As to how award season has changed her, Mara commented, "I don’t feel like award season has changed me. It's a huge honor and its a great way to celebrate all of our films, but is sometimes is overwhelming and it feels like we‘ve been celebrating the same person’s birthday for months on end, and at times I really want it to end."

Rachel McAdams, nominated for Best Supporting Actress in “Spotlight”

When McAdams was asked about working with all men, she said she let the woman that she portrays in "Spotlight," to take the lead. "I felt pretty luck. I felt I was not only around great actors but really good people. So, it kind of felt like we were all there for the right reasons, regardless of boys or girls. I sort of took Sash’s (the reporter I play in the film) lead, because she was on a crew of only men on the real spotlight team. I asked her questions. She felt she was integral equal part of the team she was treated that way. She sort of put Robbie ahead of her as her mentor and pretty much everyone was on equal footing. Everyone was bringing their own talents to the team. Sasha was the one that most of the survivors felt comfortable speaking to. I think this when being a woman on the team came in handy. She was speaking to a lot of men that didn’t quite know how to open up about something that was so painful and she’s such a compassionate listener."

Director George Miller, nominated for Best Direction for “Mad Max: Fury Road”

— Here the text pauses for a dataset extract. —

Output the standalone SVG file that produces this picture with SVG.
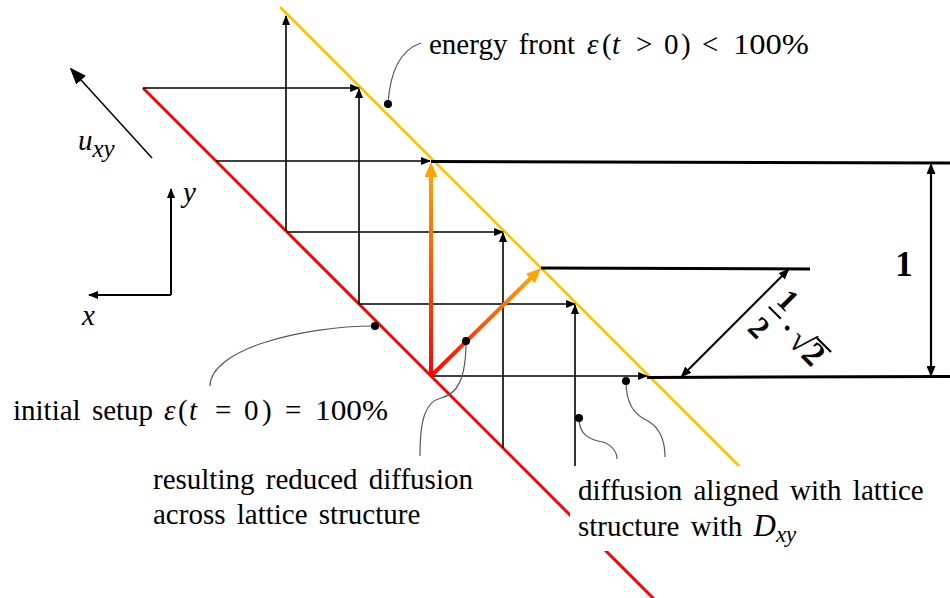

Miller was "To be honest, I hadn't thought about it in terms of the next movies I hope to make. It's there in the back of your mind. I think casting is story-driven, but I think what's really good about what's happened, if there's a positive to come out of it, it's alerted everybody to the problem. It's really interesting to me how television responded way earlier than, I think, cinema has – in all countries, actually – in terms of diversity. It's there front of mind in a lot of cases. However, films are story-driven. If the story warrants it, of course there should be diversity of all kinds."

Jennifer Jason Leigh, nomination for Best Supporting Actress in “The Hateful Eight”

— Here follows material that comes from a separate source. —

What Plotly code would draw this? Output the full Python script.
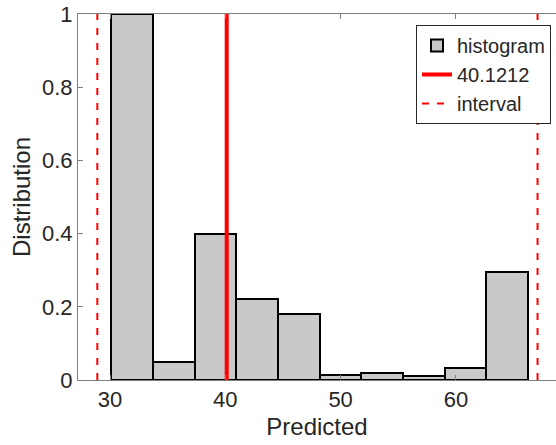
import numpy as np
import plotly.graph_objects as go

# Histogram of predicted values (normalised so the tallest bin is 1)
bin_edges = [30.09, 33.71, 37.33, 40.94, 44.56, 48.18, 51.80, 55.42, 59.03, 62.65, 66.27]
bin_heights = [1.0, 0.050, 0.398, 0.222, 0.180, 0.014, 0.019, 0.010, 0.033, 0.296]

# Point estimate and interval bounds
estimate = 40.1212
estimate_label = "40.1212"
interval = [28.90, 67.08]

x_range = [27.225, 68.68]
y_range = [0, 1]
x_ticks = [30, 40, 50, 60]
y_ticks = [0, 0.2, 0.4, 0.6, 0.8, 1]
y_tick_text = ["0", "0.2", "0.4", "0.6", "0.8", "1"]

edges = np.array(bin_edges)
centers = (edges[:-1] + edges[1:]) / 2
widths = np.diff(edges)

FONT = "Liberation Sans, Arial, Helvetica, sans-serif"
TEXT = "#262626"
AXIS = "#808080"

fig = go.Figure()

fig.add_trace(go.Bar(
    x=centers, y=bin_heights, width=widths,
    name="histogram",
    marker=dict(color="#c9c9c9", line=dict(color="black", width=2)),
))

fig.add_trace(go.Scatter(
    x=[estimate, estimate], y=y_range,
    mode="lines", name=estimate_label,
    line=dict(color="#ff0000", width=4),
))

fig.add_trace(go.Scatter(
    x=[interval[0], interval[0], None, interval[1], interval[1]],
    y=[y_range[0], y_range[1], None, y_range[0], y_range[1]],
    mode="lines", name="interval",
    line=dict(color="#ff0000", width=2, dash="7px,8px"),
))

fig.update_layout(
    width=556, height=445,
    margin=dict(l=78, r=0, t=14, b=65),
    paper_bgcolor="white", plot_bgcolor="white",
    font=dict(family=FONT, color=TEXT, size=22),
    showlegend=True,
    bargap=0,
    legend=dict(
        x=0.9895, y=0.970, xanchor="right", yanchor="top",
        bgcolor="white", bordercolor=TEXT, borderwidth=1,
        font=dict(size=20, color=TEXT),
        tracegroupgap=0, itemwidth=30,
    ),
)

fig.update_xaxes(
    range=x_range, tickvals=x_ticks,
    ticks="inside", ticklen=5, tickcolor=AXIS,
    showline=True, linecolor=AXIS, linewidth=1, mirror="ticks",
    showgrid=False, zeroline=False,
    tickfont=dict(size=22, color=TEXT),
    title=dict(text="Predicted", font=dict(size=24, color=TEXT), standoff=6),
)

fig.update_yaxes(
    range=y_range, tickvals=y_ticks, ticktext=y_tick_text,
    ticks="inside", ticklen=5, tickcolor=AXIS,
    showline=True, linecolor=AXIS, linewidth=1, mirror=False,
    showgrid=False, zeroline=False,
    tickfont=dict(size=22, color=TEXT),
    title=dict(text="Distribution", font=dict(size=24, color=TEXT), standoff=4),
)

fig.write_html("out.html")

Many actors are waiting for a call from film director Quentin Tarantino. This popular director is known for bringing out the best in actors and often his actors receive Oscar nominations. In "The Hateful Eight," Jennifer Jason Leigh is among an almost all male cast and her character Daisy undergoes the most treacherous things from the men around her. It is a unique character for a woman to play. Remarking about her role, she said, "I think Quentin [Tarantino] knows what he's doing. Somehow he saw Daisy in me. I have no idea how. I don't even know where she came from, in a certain way. I don't laugh that way, I don't move that way. We found her in a very organic way and she came to be. That has so much to do with Quentin. It was a blast. I had the greatest time."